Au sein de cette maison aux relents coloniaux, la tension est omniprésente mais sait encore revêtir l'apparence de la banalité des adultes. Tutsis et hutus semblent tolérer de travailler sous le même toit principalement parce que leur employeur est français - comment ne pas y voir une métaphore ? Le silence et l'obscurité de la nuit sont perturbés non pas par les fantômes hantant les cauchemars des enfants mais par les disputes parentales, prémices au bruit des armes. Et le petit Gabriel et sa sœur peuvent encore, grâce à un combi Volkswagen ou quelques mangues, se réfugier dans un univers de quatre cent coups au final plus proche de Pagnol que de Truffaut.

Mais, imperceptiblement, une menace se rapproche, qui finira par exploser. Dans le pays. Entre les amis. Autour de la maison. Dans la famille même. Cette menace, ce basculement dans l'horreur de la guerre civile, dans ce qui s'avèrera être un genocide, Barbier l'installe en restant à hauteur d'enfant, par bribes, par sources éparses - l'école, les amis de la famille, les non-dits et allusions du père, la famille rwandaise... La perplexité de Gabriel face à ces points de vue souvent contradictoires, mais aussi sa lucidité intuitive, percevant une cohérence souterraine sous cette anarchie d'informations, tout cela est extrêmement bien rendu. 
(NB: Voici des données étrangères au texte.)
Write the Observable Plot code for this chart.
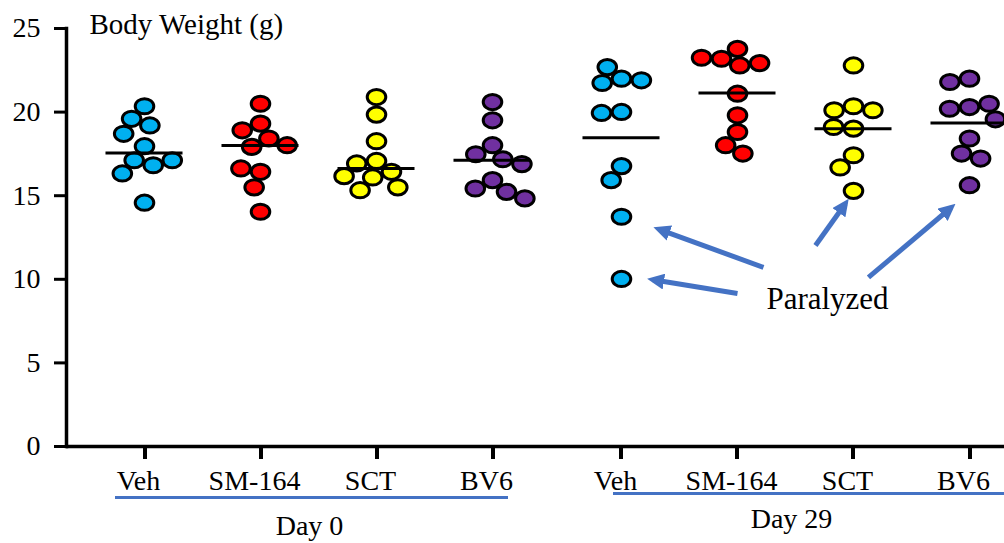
<!DOCTYPE html>
<html>
<head>
<meta charset="utf-8">
<script src="https://cdn.jsdelivr.net/npm/d3@7"></script>
<script src="https://cdn.jsdelivr.net/npm/@observablehq/plot@0.6"></script>
<style>
  html, body { margin: 0; padding: 0; background: #fff; overflow: hidden; }
  #chart svg { display: block; }
</style>
</head>
<body>
<div id="chart"></div>
<script>
// ---------- data ----------
const treatments = ["Veh", "SM-164", "SCT", "BV6"];
const days = ["Day 0", "Day 29"];
const yTicks = [0, 5, 10, 15, 20, 25];

const day0Veh   = [20.35, 19.6, 19.2, 18.7, 17.96, 17.12, 16.82, 17.12, 16.33, 14.58];
const day0SM164 = [20.5, 19.31, 18.91, 18.42, 17.92, 18.02, 16.43, 16.63, 15.5, 14.04];
const day0SCT   = [20.9, 19.85, 18.26, 17.08, 16.93, 16.43, 16.09, 16.17, 15.5, 15.33];
const day0BV6   = [20.6, 19.51, 18.02, 17.48, 17.18, 16.89, 15.93, 15.43, 15.23, 14.84];

const day29Veh   = [22.0, 21.74, 21.9, 22.69, 20.01, 19.95, 16.77, 15.93, 13.74, 10.02];
const day29SM164 = [23.78, 23.19, 22.79, 22.93, 23.25, 21.1, 19.81, 18.81, 18.02, 17.52];
const day29SCT   = [22.79, 20.35, 20.11, 20.11, 19.01, 19.11, 17.42, 16.69, 15.29];
const day29BV6   = [22.0, 21.8, 20.3, 20.2, 20.5, 19.57, 18.42, 17.52, 17.22, 15.63];

// group mean lines (as drawn)
const day0Mean  = [17.55, 18.0, 16.63, 17.12];
const day29Mean = [18.46, 21.14, 19.01, 19.35];

// "Paralyzed" annotation (data units)
const paralyzedLabel = [{text: "Paralyzed", x: 5.888, y: 8.79}];
const arrowX1 = [5.336, 5.112, 5.784, 6.241];
const arrowY1 = [10.71, 9.15, 12.02, 10.11];
const arrowX2 = [4.436, 4.384, 6.041, 6.952];
const arrowY2 = [12.99, 9.97, 14.52, 14.28];

// ---------- build tables ----------
const groupValues = [[day0Veh, day0SM164, day0SCT, day0BV6], [day29Veh, day29SM164, day29SCT, day29BV6]];
const groupMeans = [day0Mean, day29Mean];
const dayGap = 0.112; // extra spacing between the two day blocks (in category steps)
const pos = (day, t) => days.indexOf(day) * (treatments.length + dayGap) + treatments.indexOf(t);
const dayCenter = (day) => days.indexOf(day) * (treatments.length + dayGap) + (treatments.length - 1) / 2;

const rows = [];
const groups = [];
days.forEach((day, di) => treatments.forEach((t, ti) => {
  groups.push({day, treatment: t, pos: pos(day, t), mean: groupMeans[di][ti]});
  for (const v of groupValues[di][ti]) rows.push({day, treatment: t, value: v});
}));
const arrows = arrowX1.map((_, i) => ({x1: arrowX1[i], y1: arrowY1[i], x2: arrowX2[i], y2: arrowY2[i]}));
const lastPos = pos(days[days.length - 1], treatments[treatments.length - 1]);

// ---------- helpers ----------
const ellipse = {
  draw(ctx, size) {
    const r = Math.sqrt(size / Math.PI), rx = r * 1.1, ry = r * 0.9, k = 0.5523;
    ctx.moveTo(rx, 0);
    ctx.bezierCurveTo(rx, k * ry, k * rx, ry, 0, ry);
    ctx.bezierCurveTo(-k * rx, ry, -rx, k * ry, -rx, 0);
    ctx.bezierCurveTo(-rx, -k * ry, -k * rx, -ry, 0, -ry);
    ctx.bezierCurveTo(k * rx, -ry, rx, -k * ry, rx, 0);
    ctx.closePath();
  }
};

// beeswarm-style dodge around each category centre (pixel space)
function swarm(options, D = 20, aspect = 1.22) {
  return Plot.initializer(options, (data, facets, channels, scales) => {
    const X = Array.from(channels.x.value, (v) => scales.x(v));
    const Y = Array.from(channels.y.value, (v) => scales.y(v));
    for (const I of facets) {
      const byX = d3.group(I, (i) => X[i]);
      for (const [cx, idx] of byX) {
        const placed = [];
        for (const i of idx) {
          const cands = [0];
          for (const j of placed) {
            const dy = (Y[i] - Y[j]) * aspect;
            if (Math.abs(dy) < D) {
              const w = Math.sqrt(D * D - dy * dy);
              cands.push(X[j] - cx + w, X[j] - cx - w);
            }
          }
          cands.sort((a, b) => Math.abs(a) - Math.abs(b) || a - b);
          const ok = cands.find((c) => placed.every((j) => {
            const dx = cx + c - X[j], dy = (Y[i] - Y[j]) * aspect;
            return dx * dx + dy * dy >= D * D - 1e-6;
          }));
          X[i] = cx + (ok ?? 0);
          placed.push(i);
        }
      }
    }
    return {data, facets, channels: {x: {value: X}, y: {value: Y}}};
  });
}

function arrowHead(color) {
  const m = d3.create("svg:marker")
    .attr("viewBox", "0 -8 17 16")
    .attr("markerWidth", 17)
    .attr("markerHeight", 16)
    .attr("markerUnits", "userSpaceOnUse")
    .attr("refX", 11)
    .attr("refY", 0)
    .attr("orient", "auto");
  m.append("path").attr("d", "M0,-8L17,0L0,8Z").attr("fill", color).attr("stroke", "none");
  return m.node();
}

// downward x-axis tick drawn as a marker
function tickMarker(color) {
  const m = d3.create("svg:marker")
    .attr("viewBox", "-2 0 4 12")
    .attr("markerWidth", 4)
    .attr("markerHeight", 12)
    .attr("markerUnits", "userSpaceOnUse")
    .attr("refX", 0)
    .attr("refY", 0)
    .attr("orient", 0);
  m.append("rect").attr("x", -1.5).attr("y", 0).attr("width", 3).attr("height", 12).attr("fill", color);
  return m.node();
}

const blue = "#4472C4";
const serif = "'Liberation Serif', 'Times New Roman', serif";

const plot = Plot.plot({
  width: 1004,
  height: 543,
  marginTop: 28,
  marginRight: 0,
  marginBottom: 97,
  marginLeft: 66,
  style: {fontFamily: serif, fontSize: "28px", color: "black", background: "white"},
  x: {domain: [0, lastPos], insetLeft: 78, insetRight: 35, axis: null},
  y: {domain: [0, 25], axis: null},
  color: {domain: treatments, range: ["#00B0F0", "#FF0000", "#FFFF00", "#7030A0"]},
  marks: [
    Plot.frame({anchor: "left", strokeWidth: 3.5}),
    Plot.ruleY([0], {strokeWidth: 3.5}),
    Plot.axisY({ticks: yTicks, tickSize: 12, tickPadding: 14, strokeWidth: 3, fontSize: 28, label: null}),
    // x ticks and category labels
    Plot.link(groups, {x1: "pos", x2: "pos", y1: () => 0, y2: () => 0, stroke: "black", strokeWidth: 3, markerEnd: tickMarker}),
    Plot.text(groups, {x: "pos", text: "treatment", frameAnchor: "bottom", lineAnchor: "middle", dy: 35, dx: -6, fontSize: 28}),
    // day underlines
    Plot.ruleY(["Day 0"], {y: () => 0, x1: (d) => pos(d, treatments[0]), x2: (d) => pos(d, treatments[3]),
      insetLeft: -29, insetRight: -16, dy: 51, stroke: blue, strokeWidth: 3}),
    Plot.ruleY(["Day 29"], {y: () => 0, x1: (d) => pos(d, treatments[0]), x2: (d) => pos(d, treatments[3]),
      insetLeft: -8, insetRight: -40, dy: 47, stroke: blue, strokeWidth: 3}),
    // day labels
    Plot.text(["Day 0"], {x: dayCenter, text: (d) => d, frameAnchor: "bottom", lineAnchor: "middle", dy: 80, dx: -9, fontSize: 28}),
    Plot.text(["Day 29"], {x: dayCenter, text: (d) => d, frameAnchor: "bottom", lineAnchor: "middle", dy: 73, dx: -4, fontSize: 28}),
    // y title
    Plot.text(["Body Weight (g)"], {frameAnchor: "top-left", lineAnchor: "middle", text: (d) => d, textAnchor: "start", dx: 23, dy: -4, fontSize: 29}),
    // data points
    Plot.dot(rows, swarm({
      x: (d) => pos(d.day, d.treatment), y: "value", fill: "treatment",
      stroke: "black", strokeWidth: 3, r: 8.45, symbol: ellipse
    })),
    // mean lines
    Plot.ruleY(groups, {y: "mean", x1: (d) => d.pos - 0.332, x2: (d) => d.pos + 0.332, stroke: "black", strokeWidth: 3}),
    // annotation
    Plot.link(arrows, {x1: "x1", y1: "y1", x2: "x2", y2: "y2", stroke: blue, strokeWidth: 5, markerEnd: arrowHead}),
    Plot.text(paralyzedLabel, {x: "x", y: "y", text: "text", fontSize: 31})
  ]
});

document.getElementById("chart").append(plot);
</script>
</body>
</html>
La composition, juste et humble, de Jean-Paul Rouve, est au diapason des émotions rentrées de ce père à la fois présent et lointain. Mais c'est surtout la trajectoire d'Yvonne, cette mère jouée par une Isabelle Kabano impressionnante de bout en bout, qui imprègne la mémoire. Ayant fui son pays sans parvenir à épouser une vie de "parisienne" qu'elle fantasmait, prisonnière de ce vécu de déracinement, sa culpabilité inconsciente achèvera de la lier, de par l'enfermement post-traumatique, de la façon la plus terrible et définitive qui soit à la destinée des siens.
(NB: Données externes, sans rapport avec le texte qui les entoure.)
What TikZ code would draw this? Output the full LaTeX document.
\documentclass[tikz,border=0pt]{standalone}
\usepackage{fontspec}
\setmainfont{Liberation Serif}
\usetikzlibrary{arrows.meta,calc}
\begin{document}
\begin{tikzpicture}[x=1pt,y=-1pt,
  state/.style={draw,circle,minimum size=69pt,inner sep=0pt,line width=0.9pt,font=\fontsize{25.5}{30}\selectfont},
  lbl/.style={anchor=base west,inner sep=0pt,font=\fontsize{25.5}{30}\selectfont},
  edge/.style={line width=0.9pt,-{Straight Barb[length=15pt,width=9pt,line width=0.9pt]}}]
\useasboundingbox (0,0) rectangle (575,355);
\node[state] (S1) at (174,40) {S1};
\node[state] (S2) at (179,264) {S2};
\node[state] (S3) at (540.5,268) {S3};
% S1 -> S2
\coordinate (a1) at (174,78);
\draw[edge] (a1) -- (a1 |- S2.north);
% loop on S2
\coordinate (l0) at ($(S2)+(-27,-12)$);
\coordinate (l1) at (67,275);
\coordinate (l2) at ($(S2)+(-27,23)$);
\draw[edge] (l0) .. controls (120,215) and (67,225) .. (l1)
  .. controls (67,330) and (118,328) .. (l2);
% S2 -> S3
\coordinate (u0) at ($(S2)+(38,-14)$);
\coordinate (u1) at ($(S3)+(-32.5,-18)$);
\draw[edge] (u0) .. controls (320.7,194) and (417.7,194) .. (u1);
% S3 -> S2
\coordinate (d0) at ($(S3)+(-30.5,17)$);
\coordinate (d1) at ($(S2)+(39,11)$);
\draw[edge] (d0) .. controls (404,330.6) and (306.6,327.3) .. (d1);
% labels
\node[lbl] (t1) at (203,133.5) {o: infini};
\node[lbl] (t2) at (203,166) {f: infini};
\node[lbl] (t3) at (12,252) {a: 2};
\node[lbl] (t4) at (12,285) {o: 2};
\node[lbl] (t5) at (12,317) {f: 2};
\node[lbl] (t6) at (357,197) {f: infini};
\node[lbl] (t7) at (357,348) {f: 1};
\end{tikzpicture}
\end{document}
On laissera le spectateur assister à la suite des événements, au craquèlement, à l'implosion puis au déchaînement de la violence et de la terreur la plus primale. Elles n'épargneront aucun lieu, et aucun personnage. Avare de mots, même dans la mise en récit de l'horreur, le film se veut une mise en image des émotions, de la plus imperceptible à la plus extrême. Il y réussit. Tout sonne juste, rien n'est déplacé. Que ce soit au détour d'un jeu d'enfants que l'innocence est déjà en train de déserter, ou encore lorsque la voix sépulcrale de Christine Ockrent se superpose aux images d'un pays hébété, c'est bien le souffle glaçant de l'Histoire que l'on ressent, constamment, sur notre nuque d'enfant.